Extract the run of lines that starts at the top of the records below and ends at the line with "0.076, 0.034, 1.126];", keeping both ends and excluding pictures.
------------
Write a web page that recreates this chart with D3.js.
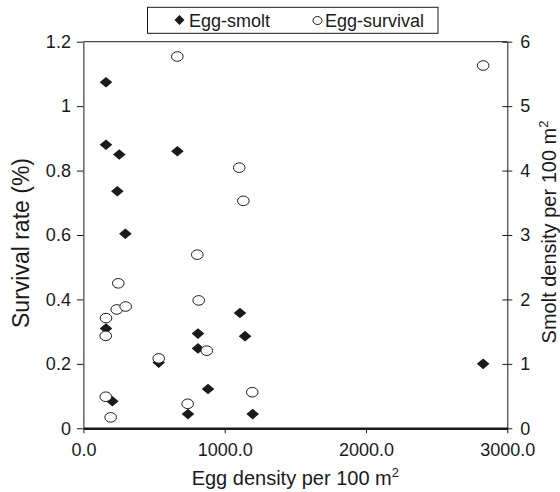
<!DOCTYPE html>
<html>
<head>
<meta charset="utf-8">
<script src="https://cdn.jsdelivr.net/npm/d3@7"></script>
<style>
  body { margin: 0; background: #fff; }
  svg { font-family: "Liberation Sans", Arial, sans-serif; }
</style>
</head>
<body>
<svg id="chart" width="560" height="492"></svg>
<script>
// egg-smolt series (right axis, smolts per 100 m2)
const smolt_eggs = [160, 160, 254, 665, 240, 297, 160, 1108, 811, 1144, 811, 533, 882, 205, 740, 1198, 2829];
const smolt_density = [5.37, 4.40, 4.25, 4.30, 3.68, 3.02, 1.55, 1.79, 1.47, 1.43, 1.24, 1.02, 0.61, 0.42, 0.22, 0.22, 1.0];

// egg-survival series (left axis, %)
const surv_eggs = [665, 1103, 1132, 806, 247, 816, 236, 299, 160, 158, 873, 533, 1195, 158, 738, 193, 2829];
const surv_rate = [1.154, 0.809, 0.706, 0.539, 0.450, 0.397, 0.369, 0.378, 0.342, 0.287, 0.241, 0.217, 0.112, 0.098, 0.076, 0.034, 1.126];

const x_ticks = [0, 1000, 2000, 3000];
const left_ticks = [0, 0.2, 0.4, 0.6, 0.8, 1, 1.2];
const right_ticks = [0, 1, 2, 3, 4, 5, 6];

const svg = d3.select("#chart");
const ink = "#1a1a1a";

const margins = { left: 83.4, right: 507.3, top: 41.7, bottom: 428.3 };

var x = d3.scaleLinear().domain([0, 3000]).range([margins.left, margins.right]);
var y_left = d3.scaleLinear().domain([0, 1.2]).range([margins.bottom, margins.top]);
var y_right = d3.scaleLinear().domain([0, 6]).range([margins.bottom, margins.top]);

// top frame line
svg.append("line")
    .attr("x1", x(0)).attr("x2", x(3000))
    .attr("y1", y_left(1.2)).attr("y2", y_left(1.2))
    .attr("stroke", ink).attr("stroke-width", 1);

// axes
const gx = svg.append("g")
    .attr("transform", `translate(0,${margins.bottom})`)
    .call(d3.axisBottom(x).tickValues(x_ticks).tickFormat(d3.format(".1f"))
        .tickSizeInner(5).tickSizeOuter(0).tickPadding(9.5));

const gl = svg.append("g")
    .attr("transform", `translate(${margins.left},0)`)
    .call(d3.axisLeft(y_left).tickValues(left_ticks).tickFormat(d3.format("~g"))
        .tickSizeInner(6.5).tickSizeOuter(0).tickPadding(6));

const gr = svg.append("g")
    .attr("transform", `translate(${margins.right},0)`)
    .call(d3.axisRight(y_right).tickValues(right_ticks).tickFormat(d3.format("~g"))
        .tickSizeInner(5).tickSizeOuter(0).tickPadding(8));
gr.selectAll(".tick line").attr("x1", -5);

[gx, gl, gr].forEach(g => {
    g.selectAll("text").attr("font-size", 18).attr("fill", ink)
        .attr("font-family", "Liberation Sans, Arial, sans-serif");
    g.selectAll("line").attr("stroke", ink);
    g.select(".domain").attr("stroke", ink);
});
gx.select(".domain").attr("stroke-width", 2.5);

// axis titles
const xt = svg.append("text")
    .attr("x", (margins.left + margins.right) / 2).attr("y", 485)
    .attr("text-anchor", "middle").attr("font-size", 20).attr("fill", ink);
xt.append("tspan").text("Egg density per 100 m");
xt.append("tspan").text("2").attr("font-size", 13).attr("dy", -8);

svg.append("text")
    .attr("transform", "translate(28.5,243) rotate(-90)")
    .attr("text-anchor", "middle").attr("font-size", 23).attr("fill", ink)
    .text("Survival rate (%)");

const rt = svg.append("text")
    .attr("transform", "translate(556,232) rotate(-90)")
    .attr("text-anchor", "middle").attr("font-size", 20).attr("fill", ink);
rt.append("tspan").text("Smolt density per 100 m");
rt.append("tspan").text("2").attr("font-size", 13).attr("dy", -8);

// markers
const diamond = (w, h) => `M0,${-h}L${w},0L0,${h}L${-w},0Z`;

svg.append("g")
    .selectAll("path")
    .data(smolt_eggs.map((e, i) => [e, smolt_density[i]]))
    .join("path")
    .attr("d", diamond(6.3, 5.3))
    .attr("transform", d => `translate(${x(d[0])},${y_right(d[1])})`)
    .attr("fill", ink);

svg.append("g")
    .selectAll("ellipse")
    .data(surv_eggs.map((e, i) => [e, surv_rate[i]]))
    .join("ellipse")
    .attr("cx", d => x(d[0]))
    .attr("cy", d => y_left(d[1]))
    .attr("rx", 5.8).attr("ry", 4.8)
    .attr("fill", "#fff")
    .attr("stroke", ink).attr("stroke-width", 1);

// legend
const legend = svg.append("g");
legend.append("rect")
    .attr("x", 147.5).attr("y", 7.3).attr("width", 290.5).attr("height", 26)
    .attr("fill", "#fff").attr("stroke", ink).attr("stroke-width", 1);
legend.append("path")
    .attr("d", diamond(5, 5))
    .attr("transform", "translate(179.5,20)")
    .attr("fill", ink);
legend.append("text")
    .attr("x", 189).attr("y", 26.5).attr("font-size", 18).attr("fill", ink)
    .text("Egg-smolt");
legend.append("ellipse")
    .attr("cx", 317.5).attr("cy", 20.5).attr("rx", 4.5).attr("ry", 4)
    .attr("fill", "#fff").attr("stroke", ink).attr("stroke-width", 1);
legend.append("text")
    .attr("x", 325).attr("y", 26.5).attr("font-size", 18).attr("fill", ink)
    .text("Egg-survival");
</script>
</body>
</html>
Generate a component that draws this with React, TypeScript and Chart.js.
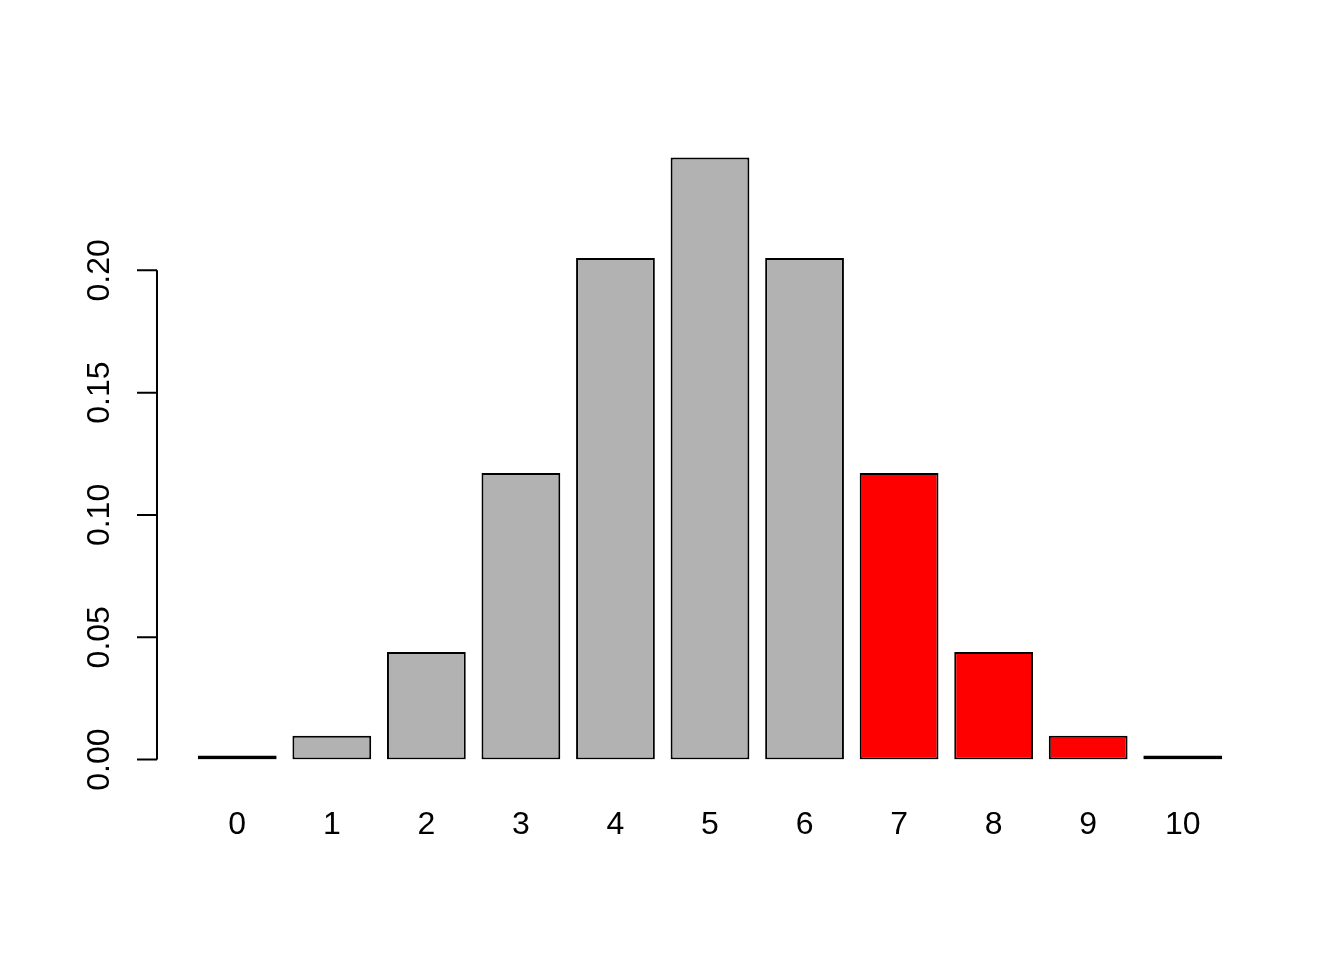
import React, { useEffect, useRef } from "react";
import { Chart, registerables, ChartOptions, Plugin } from "chart.js";

Chart.register(...registerables);

// Binomial(10, 0.5) probabilities, one bar per outcome
const outcomes = ["0", "1", "2", "3", "4", "5", "6", "7", "8", "9", "10"];
const probabilities = [
  0.000977, 0.009766, 0.043945, 0.117188, 0.205078, 0.246094, 0.205078,
  0.117188, 0.043945, 0.009766, 0.000977,
];
// upper tail (x >= 7) is highlighted
const inUpperTail = [false, false, false, false, false, false, false, true, true, true, true];
const yTicks = [0, 0.05, 0.1, 0.15, 0.2];

const FONT = "'Liberation Sans', Arial, Helvetica, sans-serif";

// R-style left axis: line only across the tick range, labels turned upright
const rAxis: Plugin<"bar"> = {
  id: "rAxis",
  afterDraw(chart) {
    const { ctx, chartArea } = chart;
    const y = chart.scales.y;
    const axisX = chartArea.left - 33;
    const top = y.getPixelForValue(yTicks[yTicks.length - 1]);
    const bottom = y.getPixelForValue(yTicks[0]);
    ctx.save();
    ctx.strokeStyle = "#000";
    ctx.lineWidth = 2;
    ctx.beginPath();
    ctx.moveTo(axisX, top);
    ctx.lineTo(axisX, bottom);
    yTicks.forEach((t) => {
      const py = y.getPixelForValue(t);
      ctx.moveTo(axisX, py);
      ctx.lineTo(axisX - 20, py);
    });
    ctx.stroke();
    ctx.fillStyle = "#000";
    ctx.font = `32px ${FONT}`;
    ctx.textAlign = "center";
    ctx.textBaseline = "middle";
    yTicks.forEach((t) => {
      const py = y.getPixelForValue(t);
      ctx.save();
      ctx.translate(axisX - 57, py);
      ctx.rotate(-Math.PI / 2);
      ctx.fillText(t.toFixed(2), 0, 0);
      ctx.restore();
    });
    ctx.restore();
  },
};

export default function App() {
  const canvasRef = useRef<HTMLCanvasElement>(null);

  useEffect(() => {
    document.body.style.margin = "0";
    if (!canvasRef.current) return;
    const ctx = canvasRef.current.getContext("2d")!;

    const options: ChartOptions<"bar"> = {
      responsive: true,
      maintainAspectRatio: false,
      animation: false,
      layout: {
        padding: { left: 190, right: 114, top: 148, bottom: 70 },
      },
      plugins: {
        legend: { display: false },
        tooltip: { enabled: false },
      },
      scales: {
        x: {
          type: "category",
          offset: true,
          grid: { display: false, drawTicks: false },
          border: { display: false },
          ticks: {
            color: "#000",
            padding: 46,
            font: { family: FONT, size: 32 },
            maxRotation: 0,
            autoSkip: false,
          },
        },
        y: {
          display: false,
          min: 0,
          max: 0.25,
        },
      },
    };

    const chart = new Chart(ctx, {
      type: "bar",
      data: {
        labels: outcomes,
        datasets: [
          {
            data: probabilities,
            backgroundColor: inUpperTail.map((t) => (t ? "#FF0000" : "#B2B2B2")),
            borderColor: "#000",
            borderWidth: 2,
            borderSkipped: false,
            minBarLength: 4,
            barPercentage: 1 / 1.2,
            categoryPercentage: 1,
          },
        ],
      },
      options,
      plugins: [rAxis],
    });

    return () => chart.destroy();
  }, []);

  return (
    <div style={{ width: 1344, height: 960, background: "#fff" }}>
      <canvas ref={canvasRef} />
    </div>
  );
}
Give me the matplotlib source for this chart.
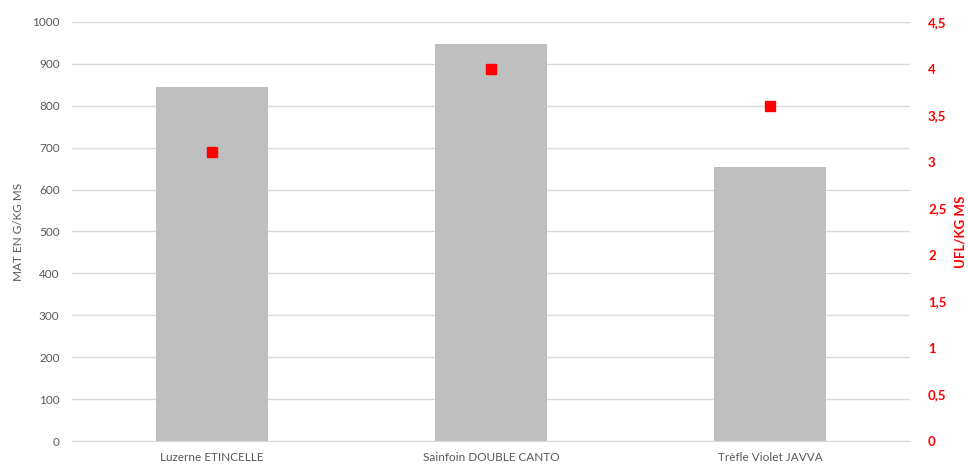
------------
### FINISHED EXERCISE
Write a web page that recreates this chart with D3.js.
<!DOCTYPE html>
<html>
<head>
<meta charset="utf-8">
<script src="https://cdn.jsdelivr.net/npm/d3@7"></script>
<style>
  body { margin: 0; background: #fff; }
  svg { font-family: "Liberation Sans", Arial, sans-serif; }
</style>
</head>
<body>
<svg id="chart" width="560" height="492"></svg>
<script>
// egg-smolt series (right axis, smolts per 100 m2)
const smolt_eggs = [160, 160, 254, 665, 240, 297, 160, 1108, 811, 1144, 811, 533, 882, 205, 740, 1198, 2829];
const smolt_density = [5.37, 4.40, 4.25, 4.30, 3.68, 3.02, 1.55, 1.79, 1.47, 1.43, 1.24, 1.02, 0.61, 0.42, 0.22, 0.22, 1.0];

// egg-survival series (left axis, %)
const surv_eggs = [665, 1103, 1132, 806, 247, 816, 236, 299, 160, 158, 873, 533, 1195, 158, 738, 193, 2829];
const surv_rate = [1.154, 0.809, 0.706, 0.539, 0.450, 0.397, 0.369, 0.378, 0.342, 0.287, 0.241, 0.217, 0.112, 0.098, 0.076, 0.034, 1.126];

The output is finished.